The main divisions of the volume correspond to the two broad phases of tactical operations in the period covered: the period of relatively static warfare from mid-September 1944 to early February 1945 (Chs. I-XII) and the period of offensives leading to the surrender of Germany in May 1945 (Chs. XIII-XVIII). The main topics examined within each period are organization and command (Chs. II, XII, XIII, XIX); port discharge (Chs. III, IV, XIV); transportation (Chs. V, VI, XIV, XV); supply (Chs. VII, IX, XVI); and manpower (Chs. XI, XVII).

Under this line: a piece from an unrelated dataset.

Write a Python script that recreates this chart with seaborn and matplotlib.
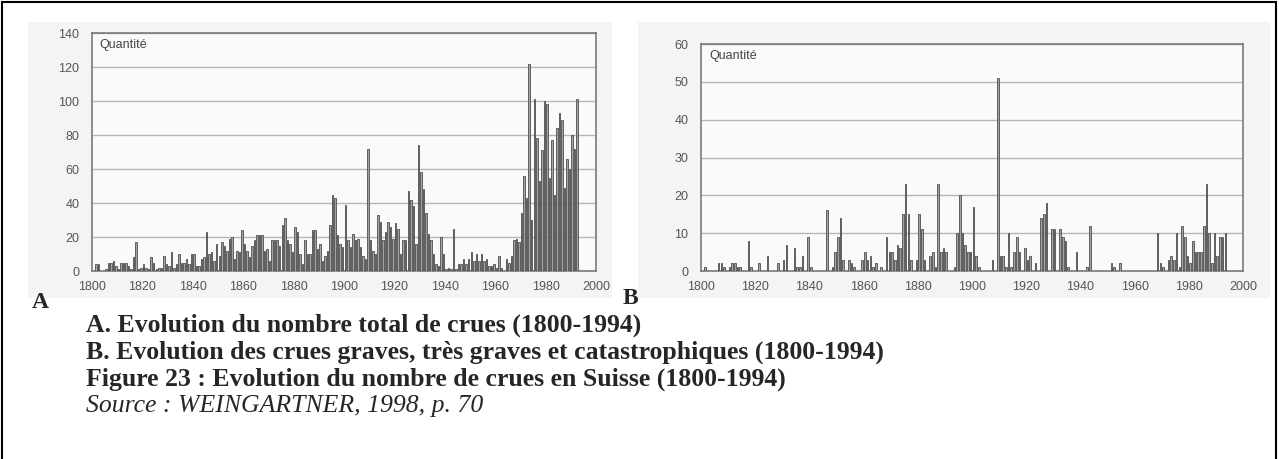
import numpy as np
import pandas as pd
import matplotlib
matplotlib.use('Agg')
import matplotlib.pyplot as plt
import seaborn as sns
from matplotlib.patches import Rectangle
from matplotlib.ticker import MultipleLocator

# annual values 1800-1993
years = np.arange(1800, 1994)

total_1800_1899 = [
    0, 4, 4, 0, 0, 1, 5, 5, 6, 3,
    1, 5, 5, 5, 3, 1, 8, 17, 1, 2,
    4, 2, 1, 8, 5, 1, 2, 2, 9, 4,
    3, 11, 2, 4, 10, 5, 5, 7, 4, 10,
    10, 3, 3, 7, 8, 23, 10, 11, 6, 16,
    9, 17, 15, 12, 19, 20, 7, 12, 11, 24,
    16, 12, 8, 15, 18, 21, 21, 21, 12, 13,
    6, 18, 18, 18, 15, 27, 31, 18, 16, 11,
    26, 23, 10, 4, 18, 10, 10, 24, 24, 13,
    16, 6, 9, 12, 27, 45, 43, 21, 16, 14,
]
total_1900_1993 = [
    39, 18, 14, 22, 18, 19, 14, 9, 7, 72,
    18, 12, 10, 33, 29, 18, 23, 29, 26, 19,
    28, 25, 10, 18, 18, 47, 42, 38, 16, 74,
    58, 48, 34, 22, 18, 10, 4, 3, 20, 10,
    1, 2, 1, 25, 1, 4, 4, 7, 4, 7,
    11, 6, 10, 6, 10, 6, 7, 3, 3, 4,
    2, 9, 2, 0, 7, 5, 9, 18, 19, 17,
    34, 56, 43, 122, 30, 101, 78, 53, 71, 100,
    98, 55, 77, 45, 84, 93, 89, 49, 66, 60,
    80, 72, 101, 0,
]

graves_1800_1899 = [
    0, 1, 0, 0, 0, 0, 2, 2, 1, 0,
    1, 2, 2, 1, 1, 0, 0, 8, 1, 0,
    0, 2, 0, 0, 4, 0, 0, 0, 2, 0,
    3, 7, 0, 0, 6, 1, 1, 4, 0, 9,
    1, 0, 0, 0, 0, 0, 16, 0, 1, 5,
    9, 14, 3, 0, 3, 2, 1, 0, 0, 3,
    5, 3, 4, 1, 2, 0, 1, 0, 9, 5,
    5, 3, 7, 6, 15, 23, 15, 3, 0, 3,
    15, 11, 3, 0, 4, 5, 1, 23, 5, 6,
    5, 0, 0, 1, 10, 20, 10, 7, 5, 5,
]
graves_1900_1993 = [
    17, 4, 1, 0, 0, 0, 0, 3, 0, 51,
    4, 4, 1, 10, 1, 5, 9, 5, 0, 6,
    3, 4, 0, 2, 0, 14, 15, 18, 0, 11,
    11, 0, 11, 9, 8, 1, 0, 0, 5, 0,
    0, 0, 1, 12, 0, 0, 0, 0, 0, 0,
    0, 2, 1, 0, 2, 0, 0, 0, 0, 0,
    0, 0, 0, 0, 0, 0, 0, 0, 10, 2,
    1, 0, 3, 4, 3, 10, 1, 12, 9, 4,
    2, 8, 5, 5, 5, 12, 23, 10, 2, 10,
    4, 9, 9, 10,
]

captions = [
    "A. Evolution du nombre total de crues (1800-1994)",
    "B. Evolution des crues graves, très graves et catastrophiques (1800-1994)",
    "Figure 23 : Evolution du nombre de crues en Suisse (1800-1994)",
    "Source : WEINGARTNER, 1998, p. 70",
]

df = pd.DataFrame({
    'annee': years + 0.5,
    'total': total_1800_1899 + total_1900_1993,
    'graves': graves_1800_1899 + graves_1900_1993,
})

sns.set_style('white')
plt.rcParams['font.family'] = ['Liberation Sans', 'DejaVu Sans']

W, H = 1279, 459
fig = plt.figure(figsize=(W / 100, H / 100), dpi=100)

# scanned-page grey behind each panel
for x0, x1 in [(28, 612), (638, 1270)]:
    fig.add_artist(Rectangle((x0 / W, 1 - 298 / H), (x1 - x0) / W, 276 / H,
                             transform=fig.transFigure, facecolor='#f4f4f4',
                             edgecolor='none', zorder=0))

ax_a = fig.add_axes([92 / W, 1 - 271 / H, 504 / W, 238 / H])
ax_b = fig.add_axes([701 / W, 1 - 271 / H, 542 / W, 227 / H])

panels = [(ax_a, 'total', 140, 20, 5), (ax_b, 'graves', 60, 10, 2)]
for ax, col, ymax, ystep, yminor in panels:
    ax.set_facecolor('#fafafa')
    sns.barplot(data=df, x='annee', y=col, native_scale=True, ax=ax,
                color='#a3a3a3', edgecolor='#4d4d4d', linewidth=0.6,
                width=0.6, saturation=1, errorbar=None, zorder=3)
    ax.set_xlim(1800, 2000)
    ax.set_ylim(0, ymax)
    ax.set_xticks(range(1800, 2001, 20))
    ax.xaxis.set_minor_locator(MultipleLocator(10))
    ax.set_yticks(range(0, ymax + 1, ystep))
    ax.yaxis.set_minor_locator(MultipleLocator(yminor))
    ax.grid(axis='y', color='#b5b5b5', linewidth=1.0, zorder=0)
    ax.set_axisbelow(True)
    ax.set_xlabel('')
    ax.set_ylabel('')
    for s in ax.spines.values():
        s.set_color('#7a7a7a')
        s.set_linewidth(1.2)
    ax.tick_params(axis='both', which='major', labelsize=9, labelcolor='#555555',
                   color='#7a7a7a', length=3, width=0.8, direction='out', pad=4)
    ax.tick_params(axis='both', which='minor', color='#9a9a9a', length=2, width=0.6)
    ax.tick_params(axis='y', pad=6)
    ax.text(0.015, 0.975, 'Quantité', transform=ax.transAxes, ha='left', va='top',
            fontsize=9, color='#444444')

serif = ['Liberation Serif', 'DejaVu Serif']
fig.text(40 / W, 1 - 302 / H, 'A', fontsize=17, fontweight='bold', family=serif,
         ha='center', va='center')
fig.text(630 / W, 1 - 298 / H, 'B', fontsize=17, fontweight='bold', family=serif,
         ha='center', va='center')

for i, line in enumerate(captions):
    y = 1 - (325 + i * 27) / H
    style = 'italic' if i == 3 else 'normal'
    weight = 'normal' if i == 3 else 'bold'
    fig.text(86 / W, y, line, fontsize=18.5, fontweight=weight, fontstyle=style,
             family=serif, ha='left', va='center')

# frame around the whole figure
fig.add_artist(Rectangle((2 / W, -0.05), 1274 / W, 1.05 - 2 / H,
                         transform=fig.transFigure, fill=False,
                         edgecolor='black', linewidth=1.5))

plt.savefig('out.png', dpi=100)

The reader will find (in Ch. I) an assessment of the logistical basis of General Eisenhower's decision in September 1944 against concentration of his resources on a single thrust to the Rhine. In Chapter XII the author surveys, in the light of the Somervell-Lutes "tour of inspection" in December 1944-January 1945, the structure of theater administration and supply as tested by the logistical problems encountered between D-day and the Ardennes offensive of mid-December. The book concludes with general observations on the logistical experience of the European theater (Ch. XIX).
Logistical Support of the Armies serves not only as an integral part of the ETO subseries of the United States Army in World War II, but also as a complement and capstone to the portions of The Technical Services subseries that deal with the wartime activities of each of these services in ETO.

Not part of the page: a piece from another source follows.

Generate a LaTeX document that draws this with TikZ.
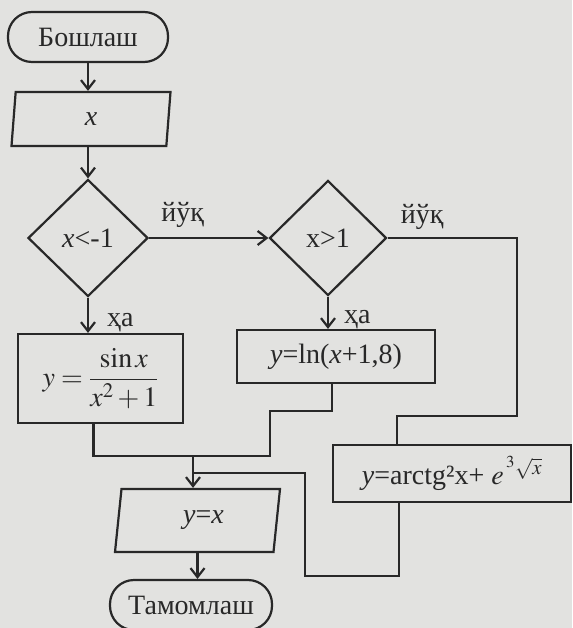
\documentclass[tikz,border=0pt]{standalone}
\usepackage{mathptmx}
\usepackage{fontspec}
\setmainfont{Liberation Serif}
\usetikzlibrary{shapes.geometric,arrows.meta,positioning}

\definecolor{paper}{RGB}{226,226,224}
\definecolor{ink}{RGB}{40,40,40}

\tikzset{
  base/.style={draw=ink, line width=2.2pt, text=ink, font=\fontsize{28}{32}\selectfont, inner sep=0pt},
  term/.style={base, rectangle, rounded corners=24pt, minimum width=160pt, minimum height=50pt},
  io/.style={base, trapezium, trapezium left angle=72, trapezium right angle=108, trapezium stretches body},
  cond/.style={base, diamond, minimum width=120pt, minimum height=117pt},
  proc/.style={base, rectangle},
  lbl/.style={font=\fontsize{28}{32}\selectfont, inner sep=0pt, text=ink},
  line/.style={draw=ink, line width=2.2pt},
  arrow/.style={line, -{Straight Barb[length=9pt,width=14pt]}},
}

\begin{document}
\begin{tikzpicture}[x=1pt, y=-1pt]
    % paper
    \fill[paper] (0,0) rectangle (572,628);
    \useasboundingbox (0,0) rectangle (572,628);

    % blocks
    \node[term] (start) at (88,37) {Бошлаш};
    \node[io, minimum width=159pt, minimum height=54pt] (in) at (91,119) {\textit{x}};
    \node[cond] (d1) at (88,238) {\textit{x}<-1};
    \node[cond, minimum width=117pt, minimum height=115pt] (d2) at (328,238) {x>1};
    \node[proc, minimum width=165pt, minimum height=89pt] (b1) at (100.5,378.5) {$\displaystyle y=\frac{\sin x}{x^{2}+1}$};
    \node[proc, minimum width=198pt, minimum height=53pt] (b2) at (336,356.5) {\textit{y}=ln(\textit{x}+1,8)};
    \node[proc, minimum width=238pt, minimum height=57pt] (b3) at (452,473.5) {\textit{y}=arctg²x+ $e^{\,{}^{3}\sqrt{x}}$};
    \node[io, minimum width=165pt, minimum height=63pt, trapezium left angle=71, trapezium right angle=109] (out) at (197.5,520.5) {\hspace{12pt}\textit{y}=\textit{x}};
    \node[term, minimum width=162pt] (end) at (191,605) {Тамомлаш};

    % branch labels
    \node[lbl, anchor=base west] (no1) at ([xshift=12pt,yshift=16pt]d1.east) {йўқ};
    \node[lbl, anchor=base west] (no2) at ([xshift=13pt,yshift=15pt]d2.east) {йўқ};
    \node[lbl, anchor=base west] (yes1) at ([xshift=19pt,yshift=-29pt]d1.south) {ҳа};
    \node[lbl, anchor=base west] (yes2) at ([xshift=16pt,yshift=-27pt]d2.south) {ҳа};

    % bends
    \coordinate (m1) at (193,456);
    \coordinate (m2) at (193,473);
    \coordinate (j1) at (270,411);
    \coordinate (j2) at (305,576);
    \coordinate (j3) at (517,416);

    % flow
    \draw[arrow] (start) -- (start |- in.north);
    \draw[arrow] (in.south -| d1) -- (d1.north);
    \draw[arrow] (d1.south) -- (d1.south |- b1.north);
    \draw[arrow] (d1.east) -- (d2.west);
    \draw[arrow] (d2.south) -- (d2.south |- b2.north);
    \draw[line] (d2.east) -| (j3) -| ([xshift=-55pt]b3.north);
    \draw[line] ([xshift=-7pt]b1.south) |- (m1);
    \draw[line] ([xshift=-4pt]b2.south) |- (j1) |- (m1);
    \draw[line] ([xshift=-53pt]b3.south) |- (j2) |- (m2);
    \draw[arrow] (m1) -- (m1 |- out.north);
    \draw[arrow] (out.south) -- (out.south |- end.north);
\end{tikzpicture}
\end{document}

1. Theater command and organization, with particular reference to the relation-ship of tactical and administrative commands (Chs. II, XII, XIII, XIX).
2. The influence of logistical support on the tempo of tactical operations (Chs. I, XIX).
3. Manpower problems, particularly with respect to economy in the use of personnel and in adjustment to unexpected requirements (Chs. XI, XVII).
4. Theater relations with the zone of interior on such matters as organizational policy, supply requirements, and manpower management (Chs. IV, IX, X, XI, XII, XIV, XVII).
5. The use of indigenous resources, both human and material, in the theater of operations (Ch. XVIII).
6. The response to emergencies in military operations, notably with respect to the logistic problems imposed by a reverse (Ch. VI).
7. The accommodation to unusual demands, notably with respect to transportation, as in the case of the final offensive (Ch. XV).
8. The control and allocation of supplies in critically short supply (Chs. IX, XVI).
9. The effect of changes in the scheduled buildup of forces on the prospect of logistic support (Ch. X).
10. The influence of personalities on the working of a theater command and organizational structure (Chs. XII, XIX).